§ **What you are asked to do**: Write out the data below in full. Keep it exact.

§ **Data excerpt**:

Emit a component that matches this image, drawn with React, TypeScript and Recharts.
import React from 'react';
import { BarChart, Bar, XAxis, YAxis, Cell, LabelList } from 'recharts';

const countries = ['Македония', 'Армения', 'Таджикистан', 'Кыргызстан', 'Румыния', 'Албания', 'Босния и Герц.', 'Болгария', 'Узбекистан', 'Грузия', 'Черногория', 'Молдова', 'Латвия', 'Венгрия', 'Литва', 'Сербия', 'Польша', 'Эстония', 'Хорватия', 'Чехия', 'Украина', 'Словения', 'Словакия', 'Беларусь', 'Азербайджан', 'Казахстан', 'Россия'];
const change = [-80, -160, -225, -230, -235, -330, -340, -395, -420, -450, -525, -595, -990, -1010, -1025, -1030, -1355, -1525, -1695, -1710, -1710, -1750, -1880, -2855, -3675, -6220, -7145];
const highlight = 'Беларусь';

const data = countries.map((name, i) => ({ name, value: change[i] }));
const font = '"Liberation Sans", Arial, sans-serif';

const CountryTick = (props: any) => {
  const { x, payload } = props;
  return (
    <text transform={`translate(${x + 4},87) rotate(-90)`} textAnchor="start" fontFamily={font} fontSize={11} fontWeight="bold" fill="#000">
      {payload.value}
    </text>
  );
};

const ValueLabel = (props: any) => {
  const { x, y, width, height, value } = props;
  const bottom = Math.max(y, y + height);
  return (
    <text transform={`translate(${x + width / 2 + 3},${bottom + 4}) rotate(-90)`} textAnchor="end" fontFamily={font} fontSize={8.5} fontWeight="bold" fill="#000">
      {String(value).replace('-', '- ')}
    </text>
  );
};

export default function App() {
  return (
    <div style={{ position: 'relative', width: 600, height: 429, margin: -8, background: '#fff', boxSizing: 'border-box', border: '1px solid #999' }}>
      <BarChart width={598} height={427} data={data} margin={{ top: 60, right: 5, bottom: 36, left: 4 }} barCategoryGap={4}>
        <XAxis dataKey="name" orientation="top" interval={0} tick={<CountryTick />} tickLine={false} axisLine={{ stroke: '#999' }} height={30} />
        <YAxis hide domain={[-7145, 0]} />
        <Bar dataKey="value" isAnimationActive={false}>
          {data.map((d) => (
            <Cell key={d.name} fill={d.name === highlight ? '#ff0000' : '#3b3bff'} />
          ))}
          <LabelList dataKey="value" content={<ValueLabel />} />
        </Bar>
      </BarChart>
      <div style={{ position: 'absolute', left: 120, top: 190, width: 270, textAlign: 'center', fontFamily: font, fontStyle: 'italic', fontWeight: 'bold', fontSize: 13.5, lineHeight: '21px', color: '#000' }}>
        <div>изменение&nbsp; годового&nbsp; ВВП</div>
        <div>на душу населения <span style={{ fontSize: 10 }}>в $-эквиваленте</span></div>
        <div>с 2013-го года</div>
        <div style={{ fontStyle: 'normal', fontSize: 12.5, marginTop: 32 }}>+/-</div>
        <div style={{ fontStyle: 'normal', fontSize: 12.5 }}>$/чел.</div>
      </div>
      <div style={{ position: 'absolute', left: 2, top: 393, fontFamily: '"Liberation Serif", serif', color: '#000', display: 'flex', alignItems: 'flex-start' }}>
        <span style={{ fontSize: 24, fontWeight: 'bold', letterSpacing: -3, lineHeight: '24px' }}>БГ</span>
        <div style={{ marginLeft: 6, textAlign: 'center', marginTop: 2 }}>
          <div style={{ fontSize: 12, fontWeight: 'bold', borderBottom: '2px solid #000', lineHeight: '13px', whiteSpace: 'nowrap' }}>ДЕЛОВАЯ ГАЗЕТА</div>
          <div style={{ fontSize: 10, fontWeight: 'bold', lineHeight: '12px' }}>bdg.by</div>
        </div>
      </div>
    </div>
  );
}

§ **Result of the task**:
Emit a component that matches this image, drawn with React, TypeScript and Recharts.
import React from 'react';
import { BarChart, Bar, XAxis, YAxis, Cell, LabelList } from 'recharts';

const countries = ['Македония', 'Армения', 'Таджикистан', 'Кыргызстан', 'Румыния', 'Албания', 'Босния и Герц.', 'Болгария', 'Узбекистан', 'Грузия', 'Черногория', 'Молдова', 'Латвия', 'Венгрия', 'Литва', 'Сербия', 'Польша', 'Эстония', 'Хорватия', 'Чехия', 'Украина', 'Словения', 'Словакия', 'Беларусь', 'Азербайджан', 'Казахстан', 'Россия'];
const change = [-80, -160, -225, -230, -235, -330, -340, -395, -420, -450, -525, -595, -990, -1010, -1025, -1030, -1355, -1525, -1695, -1710, -1710, -1750, -1880, -2855, -3675, -6220, -7145];
const highlight = 'Беларусь';

const data = countries.map((name, i) => ({ name, value: change[i] }));
const font = '"Liberation Sans", Arial, sans-serif';

const CountryTick = (props: any) => {
  const { x, payload } = props;
  return (
    <text transform={`translate(${x + 4},87) rotate(-90)`} textAnchor="start" fontFamily={font} fontSize={11} fontWeight="bold" fill="#000">
      {payload.value}
    </text>
  );
};

const ValueLabel = (props: any) => {
  const { x, y, width, height, value } = props;
  const bottom = Math.max(y, y + height);
  return (
    <text transform={`translate(${x + width / 2 + 3},${bottom + 4}) rotate(-90)`} textAnchor="end" fontFamily={font} fontSize={8.5} fontWeight="bold" fill="#000">
      {String(value).replace('-', '- ')}
    </text>
  );
};

export default function App() {
  return (
    <div style={{ position: 'relative', width: 600, height: 429, margin: -8, background: '#fff', boxSizing: 'border-box', border: '1px solid #999' }}>
      <BarChart width={598} height={427} data={data} margin={{ top: 60, right: 5, bottom: 36, left: 4 }} barCategoryGap={4}>
        <XAxis dataKey="name" orientation="top" interval={0} tick={<CountryTick />} tickLine={false} axisLine={{ stroke: '#999' }} height={30} />
        <YAxis hide domain={[-7145, 0]} />
        <Bar dataKey="value" isAnimationActive={false}>
          {data.map((d) => (
            <Cell key={d.name} fill={d.name === highlight ? '#ff0000' : '#3b3bff'} />
          ))}
          <LabelList dataKey="value" content={<ValueLabel />} />
        </Bar>
      </BarChart>
      <div style={{ position: 'absolute', left: 120, top: 190, width: 270, textAlign: 'center', fontFamily: font, fontStyle: 'italic', fontWeight: 'bold', fontSize: 13.5, lineHeight: '21px', color: '#000' }}>
        <div>изменение&nbsp; годового&nbsp; ВВП</div>
        <div>на душу населения <span style={{ fontSize: 10 }}>в $-эквиваленте</span></div>
        <div>с 2013-го года</div>
        <div style={{ fontStyle: 'normal', fontSize: 12.5, marginTop: 32 }}>+/-</div>
        <div style={{ fontStyle: 'normal', fontSize: 12.5 }}>$/чел.</div>
      </div>
      <div style={{ position: 'absolute', left: 2, top: 393, fontFamily: '"Liberation Serif", serif', color: '#000', display: 'flex', alignItems: 'flex-start' }}>
        <span style={{ fontSize: 24, fontWeight: 'bold', letterSpacing: -3, lineHeight: '24px' }}>БГ</span>
        <div style={{ marginLeft: 6, textAlign: 'center', marginTop: 2 }}>
          <div style={{ fontSize: 12, fontWeight: 'bold', borderBottom: '2px solid #000', lineHeight: '13px', whiteSpace: 'nowrap' }}>ДЕЛОВАЯ ГАЗЕТА</div>
          <div style={{ fontSize: 10, fontWeight: 'bold', lineHeight: '12px' }}>bdg.by</div>
        </div>
      </div>
    </div>
  );
}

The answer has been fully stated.